MELANIE WILLIAMS
One of the highlights of the 'Doing Women's Film and Television History' conference in Norwich last month was the chance to see S. Louisa Wei's beguiling documentary on a women director I'd never even heard of before, the Chinese American film pioneer Esther Eng. Eng made a number of films in America, China, Hong Kong and Hawaii from the 1930s to the early 1960s before switching careers altogether and becoming a celebrated New York restaurateur. Wei carefully contextualises Eng's life and career in terms of Sino-American relations and the upheavals created by global conflict but also on a more personal level as an openly gay woman and one of a very limited number of female directors working at that time. Wei cleverly and subtly interweaves Eng's story with those of actress Anna May Wong, another Chinese American woman trying to carve out a successful career in film, and also Dorothy Arzner, the only other women director working in feature film in the US at the same time, and another out lesbian; Wei finds some fascinating parallels between their cool mannish styles of dress. The film is gorgeously illustrated throughout with stunning black and white photographs of Eng and her associates, many of them found in a box left for the refuse collector which was then reclaimed from the dustbin of history by a canny passerby. These still pictures of Eng are complemented and commented on by Eng's surviving relatives and friends, tracked down by Wei, and they help to round out the portrait of Eng not only as a filmmaker but as a kind, compassionate, clever woman. The fascinating interviews and the plenitude of stills partially compensates for the fact that many of Eng's films are lost, like the intriguing-sounding It's a Woman's World (1939) in which all the characters on screen are female (rather like Cukor's more familiar variation on the same theme The Women, also from 1939) or the evocatively-titled melodrama A Night of Romance, a Lifetime of Regret (1938).

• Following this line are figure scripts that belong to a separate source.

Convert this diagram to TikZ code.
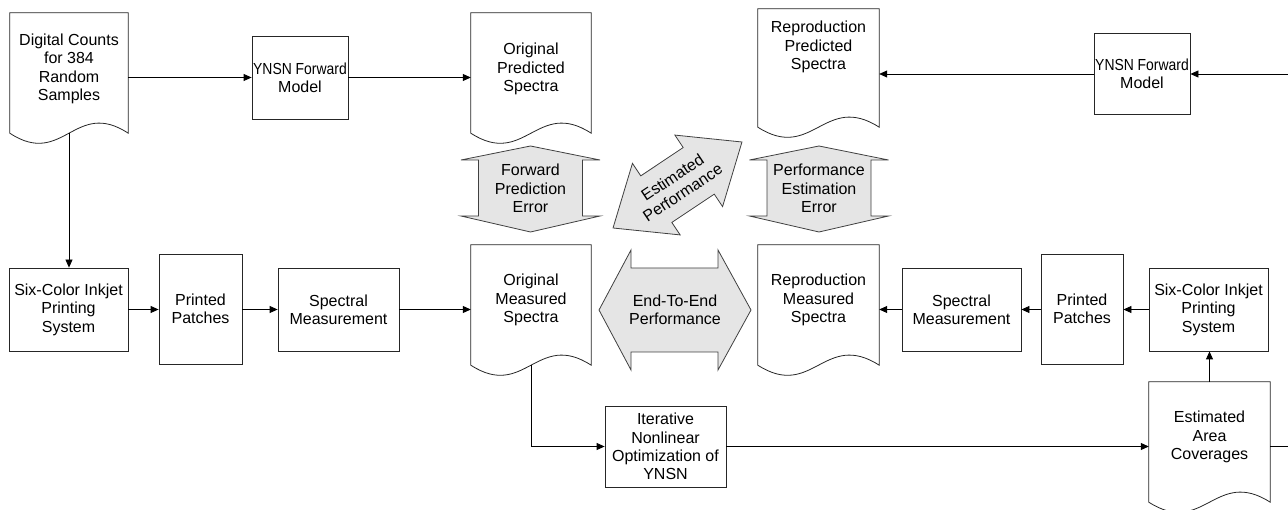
\documentclass[tikz,border=0pt]{standalone}
\usepackage{fontspec}
\usepackage{graphicx}
\setmainfont{Liberation Sans}
\usetikzlibrary{calc,arrows.meta}
\newcommand\docoutline[1]{%
  \draw[docline] (#1.south west) -- (#1.north west) -- (#1.north east) -- (#1.south east)
    .. controls ($(#1.south west)!0.55!(#1.south east)+(0,-35)$) and ($(#1.south west)!0.45!(#1.south east)+(0,35)$) .. (#1.south west) -- cycle;}
\newcommand\squeezed[1]{\scalebox{0.87}[1]{#1}}
\begin{document}
\begin{tikzpicture}[x=1pt,y=-1pt,
  every node/.style={font=\fontsize{16}{18.4}\selectfont, align=center, inner sep=0pt},
  box/.style n args={2}{draw=black!85, line width=0.8pt, fill=white, minimum width=#1pt, minimum height=#2pt},
  doc/.style n args={2}{minimum width=#1pt, minimum height=#2pt},
  docline/.style={draw=black!85, line width=0.8pt, fill=white},
  conn/.style={draw=black, line width=0.8pt, -{Triangle[length=8pt,width=7pt]}},
  plain/.style={draw=black, line width=0.8pt},
  bigarrow/.style={draw=black!75, fill=black!10, line width=0.8pt, line join=miter}]
\useasboundingbox (0,0) rectangle (1288,510);

% boxes
\node[box={96}{83}] (ynsn1) at (300,77.5) {\squeezed{YNSN Forward}\\Model};
\node[box={96}{81}] (ynsn2) at (1142,73.5) {\squeezed{YNSN Forward}\\Model};
\node[box={119}{83}] (six1) at (68.5,309.5) {Six-Color Inkjet\\Printing\\System};
\node[box={83}{110}] (pp1) at (200.5,309) {Printed\\Patches};
\node[box={121}{83}] (sm1) at (338.5,309.5) {Spectral\\Measurement};
\node[box={119}{83}] (sm2) at (961.5,309.5) {Spectral\\Measurement};
\node[box={82}{110}] (pp2) at (1082,309) {Printed\\Patches};
\node[box={119}{83}] (six2) at (1208.5,309.5) {Six-Color Inkjet\\Printing\\System};
\node[box={121}{81}] (iter) at (665.5,446.5) {Iterative\\Nonlinear\\Optimization of\\YNSN};

% documents
\node[doc={118}{120}] (dc) at (69,73) {};
\node[doc={120}{120}] (opd) at (531,73) {};
\node[doc={121}{118}] (rpd) at (818.5,68) {};
\node[doc={120}{120}] (omd) at (531,305) {};
\node[doc={121}{120}] (rmd) at (818.5,305) {};
\node[doc={121}{120}] (ead) at (1209.5,442) {};
\docoutline{dc}
\docoutline{opd}
\docoutline{rpd}
\docoutline{omd}
\docoutline{rmd}
\docoutline{ead}
\node (dct) at (69,69) {Digital Counts\\for 384\\Random\\Samples};
\node (opdt) at (531,69) {Original\\Predicted\\Spectra};
\node (rpdt) at (818.5,47) {Reproduction\\Predicted\\Spectra};
\node (omdt) at (531,300) {Original\\Measured\\Spectra};
\node (rmdt) at (818.5,300) {Reproduction\\Measured\\Spectra};
\node (eadt) at (1209.5,437) {Estimated\\Area\\Coverages};

% big grey arrows
\draw[bigarrow] (530.5,146) -- (600,160) -- (582.5,160) -- (582.5,216) -- (600,216) -- (530.5,232)
  -- (461,216) -- (478.5,216) -- (478.5,160) -- (461,160) -- cycle;
\node (fpe) at (530.5,188.5) {Forward\\Prediction\\Error};
\draw[bigarrow] (819,146) -- (888.5,160) -- (871,160) -- (871,216) -- (888.5,216) -- (819,232)
  -- (749.5,216) -- (767,216) -- (767,160) -- (749.5,160) -- cycle;
\node (pee) at (819,188.5) {Performance\\Estimation\\Error};
\draw[bigarrow] (599,310) -- (631,250) -- (631,268) -- (718,268) -- (718,250) -- (751,310)
  -- (718,370) -- (718,352) -- (631,352) -- (631,370) -- cycle;
\node (ete) at (675,310) {End-To-End\\Performance};
\begin{scope}[shift={(677.5,185)}, rotate=33.7]
  \draw[bigarrow] (77.5,0) -- (25.5,43) -- (25.5,28) -- (-25.5,28) -- (-25.5,43) -- (-77.5,0)
    -- (-25.5,-43) -- (-25.5,-28) -- (25.5,-28) -- (25.5,-43) -- cycle;
\end{scope}
\node[rotate=33.7] (ep) at (677.5,185) {Estimated\\Performance};

% connectors
\coordinate (re1) at (1288,446.5);
\coordinate (re2) at (1288,74);
\draw[conn] (dc.east |- ynsn1.west) -- (ynsn1.west);
\draw[conn] (ynsn1.east) -- (opd.west |- ynsn1.east);
\draw[conn] (dc.south) -- (dc.south |- six1.north);
\draw[conn] (six1.east) -- (pp1.west |- six1.east);
\draw[conn] (pp1.east |- sm1.west) -- (sm1.west);
\draw[conn] (sm1.east) -- (omd.west |- sm1.east);
\draw[conn] (omd.south) |- (iter.west);
\draw[conn] (iter.east) -- (ead.west |- iter.east);
\draw[conn] (ead.north) -- (ead.north |- six2.south);
\draw[conn] (six2.west) -- (pp2.east |- six2.west);
\draw[conn] (pp2.west |- sm2.east) -- (sm2.east);
\draw[conn] (sm2.west) -- (rmd.east |- sm2.west);
\draw[plain] (ead.east |- iter.east) -- (re1);
\draw[conn] (re2) -- (ynsn2.east |- re2);
\draw[conn] (ynsn2.west |- re2) -- (rpd.east |- re2);
\end{tikzpicture}
\end{document}
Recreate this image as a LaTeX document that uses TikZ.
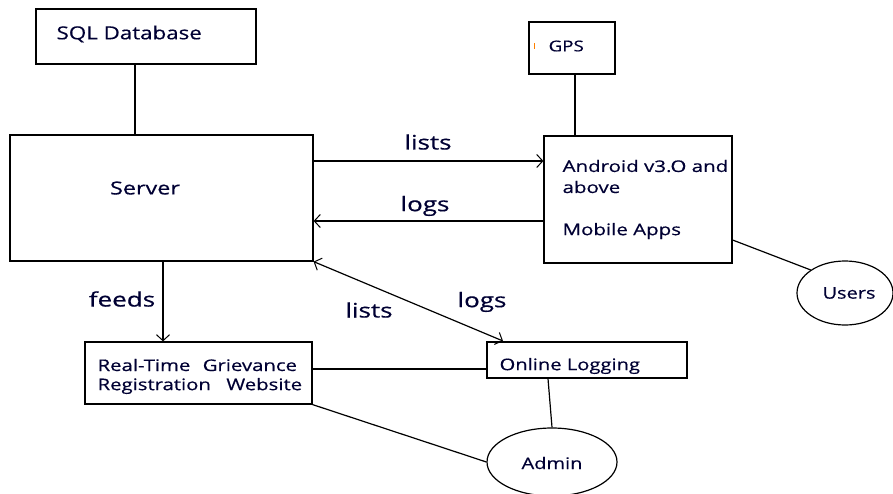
\documentclass[tikz,border=0pt]{standalone}
\usepackage{fontspec}
\setmainfont[FakeBold=0.4]{Open Sans}
\usetikzlibrary{arrows.meta,shapes.geometric}
\newcommand\sx[2]{\scalebox{#1}[1]{#2}}
\begin{document}
\begin{tikzpicture}[x=1pt,y=-1pt,
  line width=1.2pt,
  box/.style={draw,rectangle,inner sep=0pt},
  oval/.style={draw,ellipse,inner sep=0pt},
  arr/.style={-{Straight Barb[length=6pt,width=13pt,line width=1pt]}},
  darr/.style={{Straight Barb[length=6pt,width=13pt,line width=1pt]}-{Straight Barb[length=6pt,width=13pt,line width=1pt]}},
  txt/.style={inner sep=0pt,text=black!80!blue},
  lbl/.style={inner sep=0pt,font=\fontsize{20}{22}\selectfont,text=black!80!blue}]
\useasboundingbox[fill=white] (0,0) rectangle (893,494);
\begin{scope}
\clip (0,0) rectangle (893,494);
% boxes
\node[box,minimum width=220pt,minimum height=55pt] (sql) at (146,36.5) {};
\node[txt,anchor=west,font=\fontsize{18}{20}\selectfont] (tsql) at (56,34) {\sx{1.24}{SQL Database}};
\node[box,minimum width=303pt,minimum height=126pt] (server) at (161.5,198) {};
\node[txt,font=\fontsize{18}{20}\selectfont] (tserver) at (145,188) {\sx{1.3}{Server}};
\node[box,minimum width=86pt,minimum height=52pt] (gps) at (572,48) {};
\node[txt,anchor=west,font=\fontsize{15}{18}\selectfont] (tgps) at (548,46) {\sx{1.25}{GPS}};
\fill[orange] (534,43) rectangle (535,49);
\node[box,minimum width=188pt,minimum height=127pt] (android) at (638,199.5) {};
\node[txt,anchor=west,font=\fontsize{16}{18}\selectfont] (ta1) at (562,166) {\sx{1.28}{Android v3.O and}};
\node[txt,anchor=west,font=\fontsize{16}{18}\selectfont] (ta2) at (562,187) {\sx{1.28}{above}};
\node[txt,anchor=west,font=\fontsize{16}{18}\selectfont] (ta3) at (562,231) {\sx{1.28}{Mobile Apps}};
\node[box,minimum width=227pt,minimum height=62pt] (web) at (198.5,373) {};
\node[txt,anchor=west,font=\fontsize{16}{17}\selectfont] (tw1) at (97,365) {\sx{1.27}{\makebox[157pt][s]{Real-Time\hfill Grievance}}};
\node[txt,anchor=west,font=\fontsize{16}{17}\selectfont] (tw2) at (97,386) {\sx{1.27}{\makebox[161pt][s]{Registration\hfill Website}}};
\node[box,minimum width=200pt,minimum height=36pt] (log) at (587,360) {};
\node[txt,anchor=west,font=\fontsize{16}{18}\selectfont] (tlog) at (499,366) {\sx{1.26}{Online Logging}};
\node[oval,minimum width=96pt,minimum height=64pt] (users) at (845,293) {};
\node[txt,font=\fontsize{16}{18}\selectfont] (tusers) at (849,293) {\sx{1.25}{Users}};
\node[oval,minimum width=130pt,minimum height=68pt] (admin) at (552,462) {};
\node[txt,font=\fontsize{16}{18}\selectfont] (tadmin) at (552,463) {\sx{1.25}{Admin}};
% connectors
\draw (sql.south -| 135,0) -- (server.north -| 135,0);
\draw (gps.south -| 575,0) -- (android.north -| 575,0);
\draw[arr] (server.east |- 0,161) -- (android.west |- 0,161);
\draw[arr] (android.west |- 0,221) -- (server.east |- 0,221);
\draw[arr] (server.south -| 163,0) -- (web.north -| 163,0);
\draw (web.east |- 0,369) -- (log.west |- 0,369);
\coordinate (logtop) at (503,341);
\draw[darr] (server.south east) -- (logtop);
\draw (log.south -| 548,0) -- (admin.north);
\draw (web.south east) -- (admin.west);
\draw (android.east |- 0,240) -- (users.north west);
% labels
\node[lbl] (l1) at (428,142) {\sx{1.3}{lists}};
\node[lbl] (l2) at (425,206) {\sx{1.3}{logs}};
\node[lbl] (l3) at (122,299) {\sx{1.3}{feeds}};
\node[lbl] (l4) at (369,310) {\sx{1.3}{lists}};
\node[lbl] (l5) at (482,302) {\sx{1.3}{logs}};
\end{scope}
\end{tikzpicture}
\end{document}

One film of hers still extant is Golden Gate Girl (1941), a Cantonese-language film made and set in San Francisco which boasts the first screen appearance of Bruce Lee as the heroine's chubby-cheeked baby.
So we may not have all her films to look at but what we do have, in the shape of Wei's documentary, is a renewed awareness of Esther Eng's significance as a remarkable woman filmmaker who had a truly transnational career and who deserves to be much better known and more widely recognised as a film pioneer.